Swiss Post e-voting intrusion test: a farce!
Swiss Post, totally unimpressed by the previous devastating hacker attacks on the e-voting system, is now about to launch its own official hacking «intrusion test”. For a pocket money, 400 people from all over the world are to test the proven unsafe system in a more controlled and limited setting. The initiators of the popular initiative «For a secure and trustworthy democracy (e-voting moratorium)» are dismayed at the useless exercise.

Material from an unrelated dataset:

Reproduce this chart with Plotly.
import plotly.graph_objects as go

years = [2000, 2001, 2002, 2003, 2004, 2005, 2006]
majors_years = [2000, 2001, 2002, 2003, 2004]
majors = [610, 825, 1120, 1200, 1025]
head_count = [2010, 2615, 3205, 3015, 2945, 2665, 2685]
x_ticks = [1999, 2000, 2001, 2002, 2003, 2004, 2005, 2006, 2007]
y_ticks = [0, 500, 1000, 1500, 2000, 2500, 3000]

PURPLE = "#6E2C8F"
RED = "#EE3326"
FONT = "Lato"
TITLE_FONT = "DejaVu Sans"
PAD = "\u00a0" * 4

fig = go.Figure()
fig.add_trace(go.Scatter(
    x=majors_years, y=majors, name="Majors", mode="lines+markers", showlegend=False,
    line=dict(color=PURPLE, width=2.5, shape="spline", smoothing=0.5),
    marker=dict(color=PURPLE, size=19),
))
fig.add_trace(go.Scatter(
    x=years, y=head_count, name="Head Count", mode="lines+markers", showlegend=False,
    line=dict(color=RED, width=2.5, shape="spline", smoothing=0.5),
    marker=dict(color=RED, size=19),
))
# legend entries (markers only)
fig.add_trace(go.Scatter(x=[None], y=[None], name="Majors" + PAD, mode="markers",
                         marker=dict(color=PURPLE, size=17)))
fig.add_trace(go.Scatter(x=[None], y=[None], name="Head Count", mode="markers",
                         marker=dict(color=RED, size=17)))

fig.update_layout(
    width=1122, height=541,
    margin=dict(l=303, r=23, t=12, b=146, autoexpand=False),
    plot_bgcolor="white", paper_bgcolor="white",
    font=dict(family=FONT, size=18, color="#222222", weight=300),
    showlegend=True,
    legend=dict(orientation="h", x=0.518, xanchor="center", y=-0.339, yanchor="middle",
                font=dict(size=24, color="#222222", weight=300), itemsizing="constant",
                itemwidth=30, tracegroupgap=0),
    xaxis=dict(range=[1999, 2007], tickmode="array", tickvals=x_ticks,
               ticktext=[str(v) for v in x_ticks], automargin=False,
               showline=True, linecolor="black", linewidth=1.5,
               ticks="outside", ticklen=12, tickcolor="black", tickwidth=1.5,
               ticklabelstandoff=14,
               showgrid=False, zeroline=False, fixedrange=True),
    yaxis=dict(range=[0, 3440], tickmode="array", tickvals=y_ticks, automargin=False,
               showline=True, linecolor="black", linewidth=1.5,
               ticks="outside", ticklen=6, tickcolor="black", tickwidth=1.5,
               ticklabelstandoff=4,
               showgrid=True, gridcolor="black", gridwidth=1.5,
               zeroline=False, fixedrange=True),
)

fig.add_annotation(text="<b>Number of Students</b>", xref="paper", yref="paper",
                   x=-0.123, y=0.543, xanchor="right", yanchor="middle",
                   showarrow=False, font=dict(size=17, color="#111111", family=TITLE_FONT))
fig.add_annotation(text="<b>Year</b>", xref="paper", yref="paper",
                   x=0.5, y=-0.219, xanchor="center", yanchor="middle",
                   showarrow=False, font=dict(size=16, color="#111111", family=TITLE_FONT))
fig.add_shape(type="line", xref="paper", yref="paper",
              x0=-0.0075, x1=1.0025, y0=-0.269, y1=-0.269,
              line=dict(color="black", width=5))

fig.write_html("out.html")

The Swiss Confederation is trying to establish e-voting since 2000. By 2019 it wanted to see two thirds of the cantons to provide electronic voting. But cantons are far from jumping the bandwagon as expected. Several of them have again withdrawn from the experiment — the latest being the Canton of Jura. Previously, the Canton of Geneva had decided to abandon development of its own e-voting system by 2020 after more than 10 years of development, allegedly for cost reasons. Previously, this e-voting system had been demonstratively hacked by the Chaos Computer Club Switzerland (CCC-CH) showing its weaknesses by all rules of cyber art: the demo hack passed the system like a hot knife through butter. The CCC-CH is unsurprisingly one of the most vehement supporters of the e-voting moratorium.
For Jean Christoph Schwaab, former SP National Councillor from the Canton of Vaud and co-initiator of the e-voting moratorium, the intrusion test is “a farce costing 250,000 Swiss francs. The idea of being able to exclude all relevant hacking methods is a well-intentioned illusion.”
Adding even further to the absurdity of the staged «intrusion test», all known weak spots of the system, those which easily permit to falsify votes and elections, are forbidden attack surfaces. It remains to be seen if organized criminals and secret services will also stick to these rules. Much higher sums than those offered by the Swiss are taken to hands by criminals and strategic organizations to develop attacks. It is unlikely that these actors will ever disclose their cyber arsenal to the Swiss for a 100 to 50.000 Swiss francs.
National Councillor Franz Grüter, head of the committee, commented that “the security of e-voting cannot be bought. Professional darknet hackers would never show themselves in public, thus never register for such a test. In addition, so-called nation-state hackers act at a much more sophisticated level and never take part in public penetration tests.”
Also Nicolas A. Rimoldi, campaign leader of the popular initiative sees nothing positive in this large-scale hacking trial with 400 participants: “The decisive findings have long been available: Swiss e-voting is fundamentally insecure, and the goals associated with it (generally higher voter turnout, motivation of internet-savvy young people) were all not achieved. Swiss Post is only interested in pushing out the project, while security has no priority whatsoever. The fundamental attacks pointed out by the CCC-CH haven’t been fixed and are still feasible today on both systems in use as of the current voting term on the 10th of february (Geneva’s system in in use for six cantons and Swiss Post’s for four cantons); the official claim — security before speed — is not enforced. Regardless of this, the Confederation is keeping the e-voting platforms up and running which is irresponsible. Ironically, Swiss Post is now disclosing the cyber risks for which it has no remedy. Swiss Post and the software supplier Scytl have no remedy against all those banned attack surfaces that often and successfully occur in the real world. Thus, they openly admit that the security of e-voting cannot be guaranteed.”
Rimoldi thinks it is overhearted of the authorities to invite potential attackers — not even excluding foreign secret services and criminal organizations — to test their attack tools for a little payment. “The so-called intrusion test is a pure PR campaign by Swiss Post to divert attention from fundamental and proven flaws in the system,” said Rimoldi.
The limited accessibility to the source code is also impractical: security holes and issues cannot be openly debated and thus hardly be closed, instead they should be reported exclusively to Swiss Post. This approach is out of touch with reality and does not correspond to the working principles of IT security engineering. Especially in an area as sensitive as democracy, maximum transparency and a free software license would have been appropriate. Swiss Post together with Scytl is failing in both respects.
The Swiss Federal Government’s insistence on e-voting has isolated Switzerland internationally. With the exception of Estonia, where a minority of the voting population votes electronically, all European states have rejected or abandoned e-voting.